UPDATED NOTE: These parts were designed back when hobby 3D printers were in their infancy. Tolerances were not great so snap-together designs weren't reliable. That is the reason for the loops and magnet design. Today, with the great advances in 3D printer technology, we can print much better and more accurate designs. For example, I've started releasing a new set of 3D Printable Modular Dungeons. https://www.thingiverse.com/thing:3333475
Instead of re-inventing the wheel, I've designed the parts to use OpenLock. However, I've moved away from walls. They look great in photographs, but sure are limiting when actually using the pieces. They take longer to paint, are more difficult to work around, require more unique pieces to make the same dungeon layouts, and maybe most importantly, are more difficult to store.

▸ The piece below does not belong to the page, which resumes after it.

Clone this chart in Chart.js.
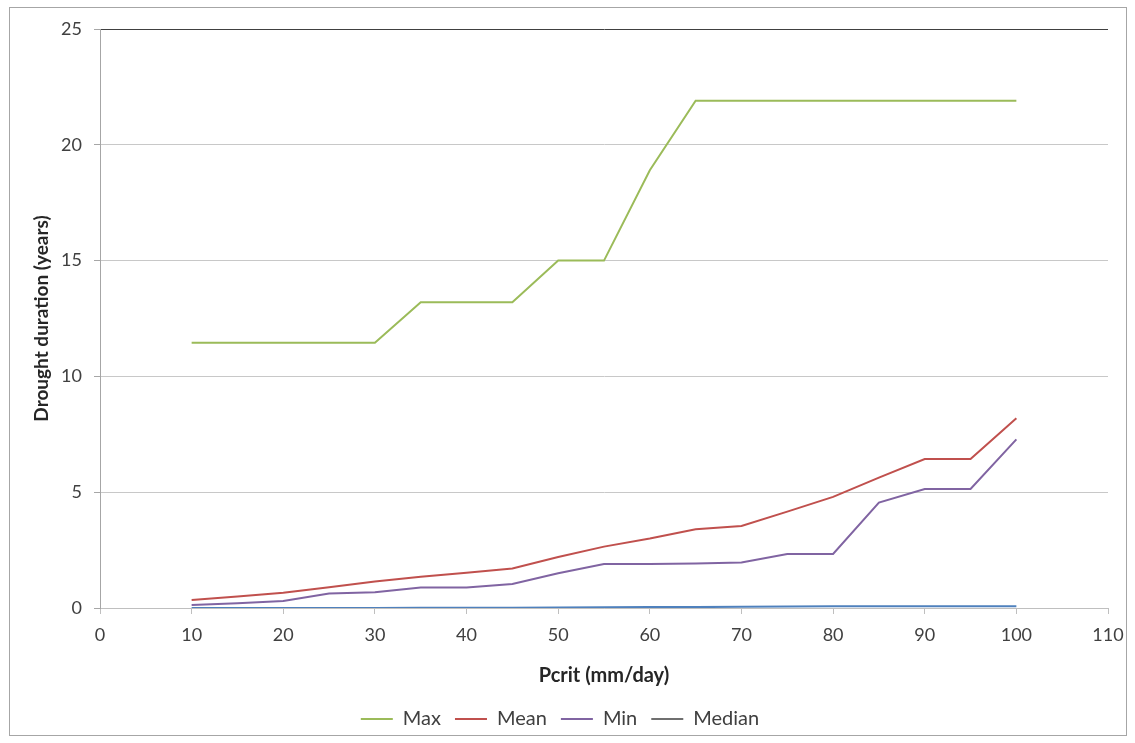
<!DOCTYPE html>
<html>
<head>
<meta charset="utf-8">
<script src="https://cdn.jsdelivr.net/npm/chart.js@4/dist/chart.umd.min.js"></script>
<style>
  html, body { margin: 0; padding: 0; background: #fff; }
  #wrap { position: relative; width: 1135px; height: 743px; }
  #frame { position: absolute; left: 9px; top: 7px; width: 1118px; height: 729px; border: 1px solid #a6a6a6; box-sizing: border-box; pointer-events: none; }
</style>
</head>
<body>
<div id="wrap">
  <canvas id="c" width="1135" height="743"></canvas>
  <div id="frame"></div>
</div>
<script>
// Critical precipitation thresholds (mm/day)
const pcrit = [10, 15, 20, 25, 30, 35, 40, 45, 50, 55, 60, 65, 70, 75, 80, 85, 90, 95, 100];

// Drought duration statistics (years)
const maxDur    = [11.45, 11.45, 11.45, 11.45, 11.45, 13.2, 13.2, 13.2, 15.0, 15.0, 18.9, 21.9, 21.9, 21.9, 21.9, 21.9, 21.9, 21.9, 21.9];
const meanDur   = [0.35, 0.5, 0.66, 0.9, 1.14, 1.35, 1.52, 1.71, 2.2, 2.65, 3.0, 3.4, 3.54, 4.16, 4.8, 5.63, 6.43, 6.43, 8.19];
const minDur    = [0.13, 0.2, 0.3, 0.63, 0.68, 0.89, 0.89, 1.04, 1.5, 1.9, 1.9, 1.92, 1.96, 2.33, 2.33, 4.55, 5.14, 5.14, 7.28];
const medianDur = [0.0, 0.0, 0.0, 0.0, 0.0, 0.01, 0.01, 0.01, 0.02, 0.03, 0.04, 0.04, 0.05, 0.07, 0.08, 0.08, 0.08, 0.08, 0.08];

const xTicks = [0, 10, 20, 30, 40, 50, 60, 70, 80, 90, 100, 110];
const yTicks = [0, 5, 10, 15, 20, 25];

const toPts = arr => arr.map((v, i) => ({ x: pcrit[i], y: v }));

const FONT = 'Lato, "Open Sans", sans-serif';
let xAxisHeight = 90;
const PLOT_BOTTOM = 608;

function series(label, data, color, legendColor) {
  return {
    label, data: toPts(data),
    borderColor: color, backgroundColor: color,
    legendColor: legendColor || color,
    borderWidth: 2, pointRadius: 0, pointHoverRadius: 0,
    pointStyle: 'line', tension: 0
  };
}

const chart = new Chart(document.getElementById('c'), {
  type: 'line',
  data: {
    datasets: [
      series('Max', maxDur, '#9bbb59'),
      series('Mean', meanDur, '#c0504d'),
      series('Min', minDur, '#8064a2'),
      series('Median', medianDur, '#4f81bd', '#6f6f6f')
    ]
  },
  options: {
    responsive: false,
    animation: false,
    events: [],
    layout: { padding: { left: 12, top: 29, right: 27, bottom: 4 } },
    plugins: {
      tooltip: { enabled: false },
      legend: {
        position: 'bottom',
        labels: {
          font: { family: FONT, size: 20 },
          color: '#404040',
          usePointStyle: true,
          pointStyle: 'line',
          pointStyleWidth: 32,
          boxHeight: 8,
          padding: 14,
          generateLabels(ch) {
            return ch.data.datasets.map((ds, i) => ({
              text: ds.label,
              fillStyle: ds.legendColor,
              strokeStyle: ds.legendColor,
              lineWidth: 2,
              pointStyle: 'line',
              hidden: false,
              datasetIndex: i,
              fontColor: '#404040'
            }));
          }
        }
      }
    },
    scales: {
      x: {
        type: 'linear',
        min: 0, max: 110,
        afterBuildTicks(s) { s.ticks = xTicks.map(v => ({ value: v })); },
        afterFit(s) { s.height = xAxisHeight; },
        grid: { display: true, drawOnChartArea: false, drawTicks: true, tickLength: 6, color: '#bfbfbf' },
        border: { display: true, color: '#bfbfbf', width: 1 },
        ticks: { font: { family: FONT, size: 18 }, color: '#404040', padding: 10, maxRotation: 0 },
        title: { display: true, text: 'Pcrit (mm/day)', font: { family: FONT, size: 20, weight: 'bold' }, color: '#262626', padding: { top: 4, bottom: 7 } }
      },
      y: {
        min: 0, max: 25,
        afterBuildTicks(s) { s.ticks = yTicks.map(v => ({ value: v })); },
        afterFit(s) { s.width = 88; },
        grid: { color: ctx => ctx.tick && ctx.tick.value === 25 ? '#404040' : '#c8c8c8', lineWidth: 1, tickLength: 6, tickColor: '#a6a6a6' },
        border: { display: true, color: '#a6a6a6', width: 1 },
        ticks: { font: { family: FONT, size: 18 }, color: '#404040', padding: 12 },
        title: { display: true, text: 'Drought duration (years)', font: { family: FONT, size: 19, weight: 'bold' }, color: '#262626', padding: { top: 18, bottom: 4 } }
      }
    }
  }
});

// keep the plot floor on its baseline whatever the legend height turns out to be
const delta = chart.chartArea.bottom - PLOT_BOTTOM;
if (Math.abs(delta) > 0.5) {
  xAxisHeight += delta;
  chart.update('none');
}
</script>
</body>
</html>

So now the trick is to make floors that are identifiable as various terrains, and figure out ways to attach components to just the floor. I have a great design for doors, I just need to release it. I'd like to come up with some designs for traps and torches as well.
Improving on the parts located at http://www.thingiverse.com/thing:2998...

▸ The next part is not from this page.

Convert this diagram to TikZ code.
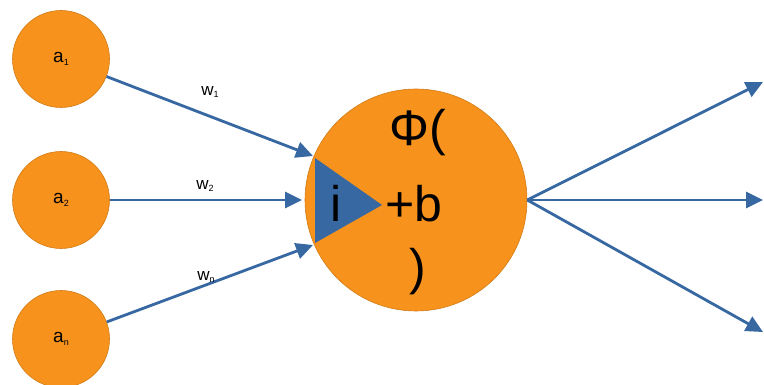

I have printed multiple parts together (combo files) and the gaps are so small that the parts are joined together during printing. I think they could be broken apart, but I like them joined.
I will upload a zip file of the parts in STEP format so people can easily modify the designs. For example, you could combine different pieces and then print them all at once to save time and make the whole thing a little more sturdy. I have stl files of three combination pieces included. (2x2_combo_straight, 2x2_combo_doorway, and floor_2x2)
More parts as they become available.
Print whichever pieces you want. The floor pieces hold the wall pieces down. For large areas of floor, there might be some small gaps depending on which floor tiles you use.
For the door, I use a piece of paperclip as a hinge pin. If you have a drill the correct size, drill a hole in the doorway and the door to match. If not, I just use wire cutters on a straight piece of paperclip and leave the "bit" in the hole when finished.